Provided data:

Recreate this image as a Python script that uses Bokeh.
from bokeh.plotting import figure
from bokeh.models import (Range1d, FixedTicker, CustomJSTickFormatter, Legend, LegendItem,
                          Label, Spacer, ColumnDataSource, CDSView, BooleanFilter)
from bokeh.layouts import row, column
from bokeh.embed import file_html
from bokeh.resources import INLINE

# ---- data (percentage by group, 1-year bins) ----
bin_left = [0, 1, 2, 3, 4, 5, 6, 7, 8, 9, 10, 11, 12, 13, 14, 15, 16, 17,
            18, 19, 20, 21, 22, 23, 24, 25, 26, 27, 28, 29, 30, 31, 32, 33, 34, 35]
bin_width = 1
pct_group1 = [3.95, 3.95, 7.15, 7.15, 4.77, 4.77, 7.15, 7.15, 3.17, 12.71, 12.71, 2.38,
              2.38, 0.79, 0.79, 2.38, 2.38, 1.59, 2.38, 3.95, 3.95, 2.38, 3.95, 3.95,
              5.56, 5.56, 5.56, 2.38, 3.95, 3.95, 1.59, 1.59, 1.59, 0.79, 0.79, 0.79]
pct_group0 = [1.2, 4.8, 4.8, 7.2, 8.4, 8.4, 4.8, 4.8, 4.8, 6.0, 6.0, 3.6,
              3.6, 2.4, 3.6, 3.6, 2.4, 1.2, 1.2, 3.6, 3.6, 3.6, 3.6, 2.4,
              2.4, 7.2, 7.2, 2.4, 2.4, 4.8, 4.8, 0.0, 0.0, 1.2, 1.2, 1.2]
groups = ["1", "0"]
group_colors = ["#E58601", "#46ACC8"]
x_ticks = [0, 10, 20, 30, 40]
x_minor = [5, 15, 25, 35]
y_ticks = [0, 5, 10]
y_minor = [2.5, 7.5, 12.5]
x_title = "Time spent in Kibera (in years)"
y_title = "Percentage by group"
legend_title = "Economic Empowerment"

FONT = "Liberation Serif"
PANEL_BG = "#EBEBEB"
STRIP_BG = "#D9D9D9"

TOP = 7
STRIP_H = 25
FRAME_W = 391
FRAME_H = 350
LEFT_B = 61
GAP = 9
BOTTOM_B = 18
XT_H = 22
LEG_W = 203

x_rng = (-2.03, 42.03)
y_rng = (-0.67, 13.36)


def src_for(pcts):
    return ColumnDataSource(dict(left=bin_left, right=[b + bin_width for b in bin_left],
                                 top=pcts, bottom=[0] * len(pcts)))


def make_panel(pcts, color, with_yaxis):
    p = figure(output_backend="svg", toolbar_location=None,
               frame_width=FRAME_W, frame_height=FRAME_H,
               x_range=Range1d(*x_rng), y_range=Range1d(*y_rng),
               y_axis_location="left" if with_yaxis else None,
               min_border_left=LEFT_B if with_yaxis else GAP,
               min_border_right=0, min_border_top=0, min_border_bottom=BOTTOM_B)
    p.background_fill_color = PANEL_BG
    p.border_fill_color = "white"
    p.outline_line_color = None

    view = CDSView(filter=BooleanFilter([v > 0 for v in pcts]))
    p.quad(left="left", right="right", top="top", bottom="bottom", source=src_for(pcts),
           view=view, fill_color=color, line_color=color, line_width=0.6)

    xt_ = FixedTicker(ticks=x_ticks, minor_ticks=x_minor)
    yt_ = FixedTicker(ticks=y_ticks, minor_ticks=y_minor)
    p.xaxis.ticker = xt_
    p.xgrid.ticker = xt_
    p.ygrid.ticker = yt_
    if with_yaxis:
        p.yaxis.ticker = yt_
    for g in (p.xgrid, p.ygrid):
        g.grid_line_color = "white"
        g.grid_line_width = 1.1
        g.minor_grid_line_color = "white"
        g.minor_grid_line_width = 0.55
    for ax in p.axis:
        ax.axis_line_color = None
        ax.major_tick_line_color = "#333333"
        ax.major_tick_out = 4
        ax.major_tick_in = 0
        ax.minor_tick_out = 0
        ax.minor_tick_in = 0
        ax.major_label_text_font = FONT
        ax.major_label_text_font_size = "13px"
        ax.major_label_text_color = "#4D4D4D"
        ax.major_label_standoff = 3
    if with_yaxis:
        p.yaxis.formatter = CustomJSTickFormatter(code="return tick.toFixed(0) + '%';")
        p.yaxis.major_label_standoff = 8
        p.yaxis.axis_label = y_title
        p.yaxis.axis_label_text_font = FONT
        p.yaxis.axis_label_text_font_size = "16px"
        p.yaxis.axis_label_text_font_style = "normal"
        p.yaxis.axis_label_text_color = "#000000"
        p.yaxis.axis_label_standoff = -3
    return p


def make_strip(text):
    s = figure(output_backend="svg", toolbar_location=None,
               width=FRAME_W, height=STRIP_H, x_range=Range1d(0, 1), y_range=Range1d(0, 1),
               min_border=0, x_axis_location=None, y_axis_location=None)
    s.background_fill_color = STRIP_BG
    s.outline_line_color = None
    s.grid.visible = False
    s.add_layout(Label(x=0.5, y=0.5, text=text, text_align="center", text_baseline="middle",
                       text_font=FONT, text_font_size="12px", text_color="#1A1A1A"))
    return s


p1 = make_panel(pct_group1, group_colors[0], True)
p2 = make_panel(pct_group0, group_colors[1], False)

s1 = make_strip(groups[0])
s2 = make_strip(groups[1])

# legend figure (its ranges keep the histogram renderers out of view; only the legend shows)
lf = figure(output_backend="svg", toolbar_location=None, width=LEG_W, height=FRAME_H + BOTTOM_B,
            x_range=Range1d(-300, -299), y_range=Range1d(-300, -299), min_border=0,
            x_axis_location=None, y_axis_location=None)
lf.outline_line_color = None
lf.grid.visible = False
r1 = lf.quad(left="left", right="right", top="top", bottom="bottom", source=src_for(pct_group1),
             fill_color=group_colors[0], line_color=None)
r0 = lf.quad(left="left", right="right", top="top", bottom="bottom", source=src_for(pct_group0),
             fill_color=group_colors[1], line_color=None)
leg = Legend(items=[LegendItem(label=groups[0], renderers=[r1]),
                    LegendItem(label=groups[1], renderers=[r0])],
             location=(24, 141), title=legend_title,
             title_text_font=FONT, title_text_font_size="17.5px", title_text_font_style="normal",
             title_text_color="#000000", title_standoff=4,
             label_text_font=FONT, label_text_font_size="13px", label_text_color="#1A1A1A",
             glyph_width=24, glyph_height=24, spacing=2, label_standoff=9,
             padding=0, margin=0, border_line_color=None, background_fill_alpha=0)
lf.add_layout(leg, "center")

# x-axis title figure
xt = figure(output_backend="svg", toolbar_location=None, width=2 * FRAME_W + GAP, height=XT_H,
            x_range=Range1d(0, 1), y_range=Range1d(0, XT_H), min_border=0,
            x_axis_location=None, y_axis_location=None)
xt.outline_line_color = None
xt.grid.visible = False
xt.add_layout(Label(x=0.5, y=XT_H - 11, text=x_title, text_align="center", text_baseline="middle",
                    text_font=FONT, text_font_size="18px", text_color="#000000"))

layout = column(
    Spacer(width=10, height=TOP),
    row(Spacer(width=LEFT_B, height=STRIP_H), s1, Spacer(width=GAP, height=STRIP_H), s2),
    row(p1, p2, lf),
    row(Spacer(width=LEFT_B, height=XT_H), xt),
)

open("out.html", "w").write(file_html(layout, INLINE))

Problem to solve: Repeat exactly, please, each line from the beginning of the data through the line with "from bokeh.resources import INLINE" in it, and only those lines.

Answer to this problem:
Recreate this image as a Python script that uses Bokeh.
from bokeh.plotting import figure
from bokeh.models import (Range1d, FixedTicker, CustomJSTickFormatter, Legend, LegendItem,
                          Label, Spacer, ColumnDataSource, CDSView, BooleanFilter)
from bokeh.layouts import row, column
from bokeh.embed import file_html
from bokeh.resources import INLINE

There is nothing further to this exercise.